Tüm bu çabalara rağmen, devrimci bilinç ve irade bu oyunu bozdu. “1 Mayıs Taksimdir” sloganı öne çıktı. Reformist çizgi ve sendika ağalarının çizgisinin teşhiri ve devrimci alternatifin gücünün öne çıkması, sadece fiziki bir barikatı aşma değil, aynı zamanda ideolojik ve politik bir barikatı da parçalama hamlesiydi. Esas sorun, alanın neresi olduğundan çok, siyasal hattın kim tarafından çizildiği ve mücadelenin hangi sınıf çıkarına hizmet ettiğidir.
Sonuç olarak
Reformist liberaller, devrimci bir dönemeçte düzenin en sinsi savunucularıdır. Onlar tankla değil, tutanakla saldırır; barikatla değil, protokolle engel olurlar. Halkın öfkesini gerçek bir kopuşa değil, sahte bir değişim umuduna bağlarlar. Bu süreçte “solcu”, “ilerici”, “demokrat” maskesiyle sahneye çıkarlar. Tarih, bu tür ara aktörlerin işlevini defalarca açığa çıkarmıştır. Devrimci hareketin görevi, yalnızca iktidar bloğuna değil, onun yedekleyici muhalefetine ve solundaki düzen bekçilerine karşı da ideolojik, politik ve pratik mücadele yürütmektir. Çünkü devrim, sadece zulme değil, zulmün reformcu makyajına da karşıdır.

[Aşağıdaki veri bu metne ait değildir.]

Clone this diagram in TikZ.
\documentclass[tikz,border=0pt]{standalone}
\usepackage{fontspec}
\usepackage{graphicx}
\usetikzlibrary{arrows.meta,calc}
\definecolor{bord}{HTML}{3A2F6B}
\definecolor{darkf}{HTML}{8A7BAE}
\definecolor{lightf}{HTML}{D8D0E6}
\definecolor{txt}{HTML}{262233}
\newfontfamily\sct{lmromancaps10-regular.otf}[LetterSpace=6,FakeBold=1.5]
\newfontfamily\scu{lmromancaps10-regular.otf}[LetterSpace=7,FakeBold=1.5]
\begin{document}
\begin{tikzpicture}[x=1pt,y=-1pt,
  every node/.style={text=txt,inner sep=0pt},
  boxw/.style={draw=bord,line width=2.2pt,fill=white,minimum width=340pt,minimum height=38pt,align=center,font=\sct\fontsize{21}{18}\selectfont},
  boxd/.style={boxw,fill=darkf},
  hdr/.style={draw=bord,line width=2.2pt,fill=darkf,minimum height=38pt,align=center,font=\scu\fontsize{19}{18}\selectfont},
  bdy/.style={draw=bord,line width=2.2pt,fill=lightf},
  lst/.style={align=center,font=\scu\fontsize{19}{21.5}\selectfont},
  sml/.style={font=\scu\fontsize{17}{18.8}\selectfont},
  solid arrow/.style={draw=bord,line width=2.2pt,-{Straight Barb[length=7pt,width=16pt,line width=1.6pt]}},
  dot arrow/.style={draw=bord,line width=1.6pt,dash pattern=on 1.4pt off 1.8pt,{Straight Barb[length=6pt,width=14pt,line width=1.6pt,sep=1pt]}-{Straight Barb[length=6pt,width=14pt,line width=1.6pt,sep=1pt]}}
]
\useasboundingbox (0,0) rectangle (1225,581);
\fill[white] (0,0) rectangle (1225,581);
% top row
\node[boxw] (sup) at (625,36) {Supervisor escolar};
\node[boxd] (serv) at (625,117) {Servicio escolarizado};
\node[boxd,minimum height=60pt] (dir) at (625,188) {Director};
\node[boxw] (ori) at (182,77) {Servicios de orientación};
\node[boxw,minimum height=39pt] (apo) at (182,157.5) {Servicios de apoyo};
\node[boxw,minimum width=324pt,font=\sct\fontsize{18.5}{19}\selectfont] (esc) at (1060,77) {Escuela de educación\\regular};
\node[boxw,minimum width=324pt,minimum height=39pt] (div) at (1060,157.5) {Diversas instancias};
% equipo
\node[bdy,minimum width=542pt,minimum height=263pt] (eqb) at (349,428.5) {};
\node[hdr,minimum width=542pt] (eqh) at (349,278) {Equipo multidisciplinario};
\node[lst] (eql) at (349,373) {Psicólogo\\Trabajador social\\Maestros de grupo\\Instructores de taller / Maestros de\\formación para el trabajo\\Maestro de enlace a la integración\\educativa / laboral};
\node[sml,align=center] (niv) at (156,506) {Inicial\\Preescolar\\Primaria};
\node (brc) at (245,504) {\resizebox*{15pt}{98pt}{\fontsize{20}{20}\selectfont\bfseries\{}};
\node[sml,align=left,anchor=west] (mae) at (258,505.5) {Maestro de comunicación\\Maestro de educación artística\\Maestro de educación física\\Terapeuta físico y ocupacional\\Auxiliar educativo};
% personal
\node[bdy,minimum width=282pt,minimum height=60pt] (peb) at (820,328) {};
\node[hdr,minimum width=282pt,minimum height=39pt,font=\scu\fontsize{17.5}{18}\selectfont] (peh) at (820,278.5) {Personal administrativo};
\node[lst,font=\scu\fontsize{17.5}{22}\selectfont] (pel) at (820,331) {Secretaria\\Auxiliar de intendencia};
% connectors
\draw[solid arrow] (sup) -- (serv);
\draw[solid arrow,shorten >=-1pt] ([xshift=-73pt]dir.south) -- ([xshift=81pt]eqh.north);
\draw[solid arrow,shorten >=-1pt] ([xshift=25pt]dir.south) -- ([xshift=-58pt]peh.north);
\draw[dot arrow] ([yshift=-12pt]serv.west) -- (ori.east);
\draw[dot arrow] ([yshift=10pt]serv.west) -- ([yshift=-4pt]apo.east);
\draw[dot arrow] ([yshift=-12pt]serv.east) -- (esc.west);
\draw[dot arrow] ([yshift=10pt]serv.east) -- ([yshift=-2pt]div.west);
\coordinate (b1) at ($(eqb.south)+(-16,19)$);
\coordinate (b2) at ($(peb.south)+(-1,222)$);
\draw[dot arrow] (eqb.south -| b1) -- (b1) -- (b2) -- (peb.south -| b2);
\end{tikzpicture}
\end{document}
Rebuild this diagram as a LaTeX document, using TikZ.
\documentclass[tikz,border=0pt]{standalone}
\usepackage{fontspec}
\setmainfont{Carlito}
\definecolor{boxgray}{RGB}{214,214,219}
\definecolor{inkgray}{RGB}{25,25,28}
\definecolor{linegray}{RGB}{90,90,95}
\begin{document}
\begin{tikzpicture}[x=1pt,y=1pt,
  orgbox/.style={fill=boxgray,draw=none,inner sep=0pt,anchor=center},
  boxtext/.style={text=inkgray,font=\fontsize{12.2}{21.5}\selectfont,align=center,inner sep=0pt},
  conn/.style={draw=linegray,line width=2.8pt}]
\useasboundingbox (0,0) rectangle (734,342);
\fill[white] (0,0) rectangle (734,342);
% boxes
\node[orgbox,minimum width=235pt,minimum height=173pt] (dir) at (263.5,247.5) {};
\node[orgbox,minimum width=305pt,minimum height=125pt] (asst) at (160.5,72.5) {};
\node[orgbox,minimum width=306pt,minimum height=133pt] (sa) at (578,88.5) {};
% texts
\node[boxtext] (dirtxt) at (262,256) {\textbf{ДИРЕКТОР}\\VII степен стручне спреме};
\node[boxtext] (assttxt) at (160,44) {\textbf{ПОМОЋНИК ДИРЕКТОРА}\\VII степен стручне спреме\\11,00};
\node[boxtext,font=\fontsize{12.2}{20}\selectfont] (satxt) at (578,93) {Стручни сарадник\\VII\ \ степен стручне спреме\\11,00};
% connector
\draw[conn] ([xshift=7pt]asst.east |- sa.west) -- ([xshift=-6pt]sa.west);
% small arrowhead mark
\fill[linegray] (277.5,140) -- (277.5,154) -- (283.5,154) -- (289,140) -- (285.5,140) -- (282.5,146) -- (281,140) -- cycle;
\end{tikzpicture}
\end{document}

İste bugün ülkemizde yaşananlara ve ortaya çıkan potansiyelin bu kesimlerce bir kez daha gösteriyor ki, halk isyanlarının sistemin yedeği haline getirilmesi çabasındalar. Kuskusuz ki bu kesimlerin mücadele önünde ki engelleyici pozisyonları sınıflar mücadelesinin sert çatışmalarında eleneceklerdir. Ancak bunun başarılması için, başta ideolojik mücadele olmak üzere, bu kesimlere karşı ilkeli ve tutarlı devrimci duruşun önemini unutmamalıyız. Pragmatik yaklaşımlar, grupsal çıkarlar, günü kurtarma tutumlarıyla bu kesimlerin meşrulaştırılmasına izin vermemeliyiz.